The homepage included current offers and links to popular pages. It was the place where many customers started before logging into their online banking. We included a rotating carousel of offers in front of a large hero image.

Some of the pages on the site had a unique page layout, but most of them were built using a page builder with components that mixed and matched, depending on the needs of the content authors.

Icons created by our designers added a little bit of character and consistency between pages.

IMG 1144
CBNA 2
CBNA 4
CBNA 7
CBNA 5
CBNA 6

As part of the CBNA website project, we developed a theming system that let us re-use page components across multiple themes. This was used to differentiate the wealth management section of the site.

CBNA 3

What I Did

I was the main developer for the original launch of this site, but my friends, Zach Sackett and Marc Hartwig, wound up trading on and off with me as we worked to add new features to support the website. This included a whole page builder setup for their marketing landing pages and a similar templating system for their email marketing.

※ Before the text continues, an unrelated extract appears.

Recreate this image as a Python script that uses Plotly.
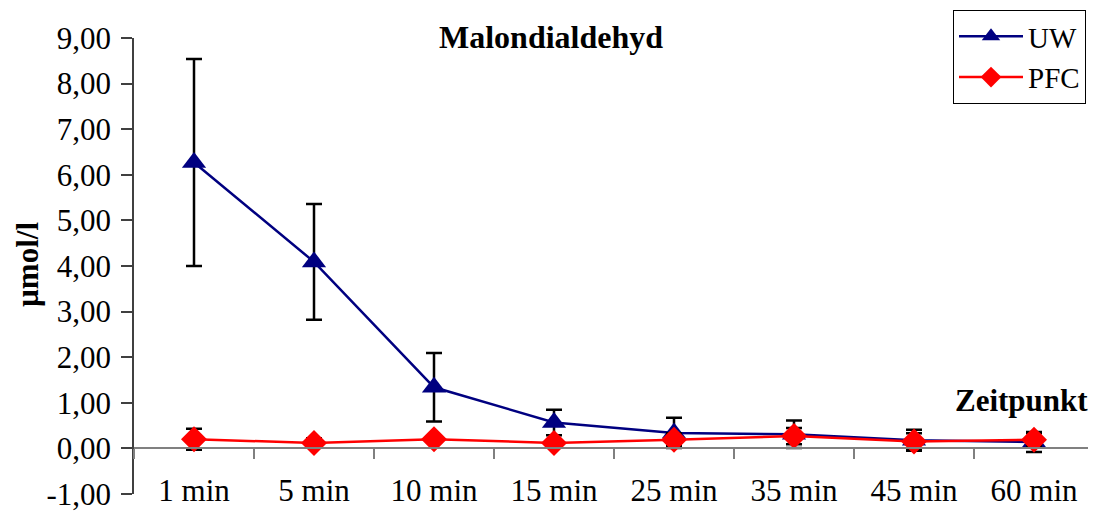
import plotly.graph_objects as go

categories = ["1 min", "5 min", "10 min", "15 min", "25 min", "35 min", "45 min", "60 min"]
uw_values = [6.27, 4.09, 1.34, 0.57, 0.34, 0.31, 0.18, 0.14]
uw_errors = [2.27, 1.27, 0.75, 0.28, 0.33, 0.30, 0.23, 0.22]
pfc_values = [0.20, 0.12, 0.20, 0.12, 0.19, 0.27, 0.15, 0.19]
pfc_errors = [0.23, 0.10, 0.05, 0.05, 0.14, 0.18, 0.18, 0.14]
y_ticks = [-1, 0, 1, 2, 3, 4, 5, 6, 7, 8, 9]
y_tick_labels = [f"{v:.2f}".replace(".", ",") for v in y_ticks]

FONT = "Liberation Serif, Times New Roman, serif"

fig = go.Figure()
fig.add_trace(go.Scatter(
    x=categories, y=uw_values, name="UW", mode="lines+markers",
    line=dict(color="#000080", width=2.5),
    marker=dict(symbol="triangle-up", size=21, color="#000080"),
    error_y=dict(type="data", array=uw_errors, visible=True, color="black", thickness=2.5, width=8),
))
fig.add_trace(go.Scatter(
    x=categories, y=pfc_values, name="PFC", mode="lines+markers",
    line=dict(color="#ff0000", width=2.5),
    marker=dict(symbol="diamond", size=20, color="#ff0000"),
    error_y=dict(type="data", array=pfc_errors, visible=True, color="black", thickness=2.5, width=8),
))
# invisible trace to create the zero-crossing axis with boundary ticks
fig.add_trace(go.Scatter(x=categories, y=pfc_values, xaxis="x2", mode="markers",
                         marker=dict(opacity=0), showlegend=False, hoverinfo="skip"))

fig.update_layout(
    width=1096, height=514,
    margin=dict(l=126, r=10, t=30, b=28, autoexpand=False),
    paper_bgcolor="white", plot_bgcolor="white",
    font=dict(family=FONT, size=30, color="black"),
    showlegend=True,
    legend=dict(xref="container", yref="container",
                x=(953 - 8) / 1096, y=1 - (10 - 8) / 514, xanchor="left", yanchor="top",
                bordercolor="black", borderwidth=1, bgcolor="white",
                font=dict(family=FONT, size=29), tracegroupgap=0, itemwidth=64),
    xaxis=dict(type="category", categoryorder="array", categoryarray=categories,
               range=[-0.5, 7.5], anchor="free", position=0.054, automargin=False,
               showline=False, ticks="", showgrid=False, zeroline=False,
               tickfont=dict(family=FONT, size=31)),
    xaxis2=dict(type="category", categoryorder="array", categoryarray=categories,
                range=[-0.5, 7.5], overlaying="x", anchor="free", position=0.1,
                automargin=False,
                showline=True, linecolor="#808080", linewidth=1.5,
                ticks="outside", tickson="boundaries", ticklen=10, tickcolor="#808080",
                tickwidth=1.5, showticklabels=False, showgrid=False),
    yaxis=dict(range=[-1, 9], tickvals=y_ticks, ticktext=y_tick_labels, automargin=False,
               showline=True, linecolor="#404040", linewidth=1.5,
               ticks="outside", ticklen=11, tickcolor="#404040", tickwidth=1.5,
               showgrid=False, zeroline=False, ticklabelstandoff=4,
               tickfont=dict(family=FONT, size=31)),
    annotations=[
        dict(text="<b>Malondialdehyd</b>", xref="paper", yref="paper",
             x=(551 - 134) / 960, y=(494 - 37) / 456, xanchor="center", yanchor="middle",
             showarrow=False, font=dict(family=FONT, size=32)),
        dict(text="<b>Zeitpunkt</b>", xref="paper", yref="paper",
             x=(1090 - 134) / 960, y=(494 - 400) / 456, xanchor="right", yanchor="middle",
             showarrow=False, font=dict(family=FONT, size=31)),
        dict(text="<b>µmol/l</b>", xref="paper", yref="paper",
             x=(27 - 134) / 960, y=(494 - 265) / 456, xanchor="center", yanchor="middle",
             textangle=-90, showarrow=False, font=dict(family=FONT, size=31)),
    ],
)

fig.write_html("out.html")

While the client handled much of the content authoring, we supported the site by adding new features over time. I wrote several custom Craft CMS modules to help support their content needs.

Fin

Throughout my career I had worked on a few high-traffic sites, but this was probably the one that had the most concurrent users on a regular basis. We optimized performance wherever we could and we had to take into account user traffic during update deployments because taking down the website could impact thousands of people at once.

These were the kinds of challenges I wouldn’t have anticipated in my early career, but it was mostly par for the course at the level we were working at by this time.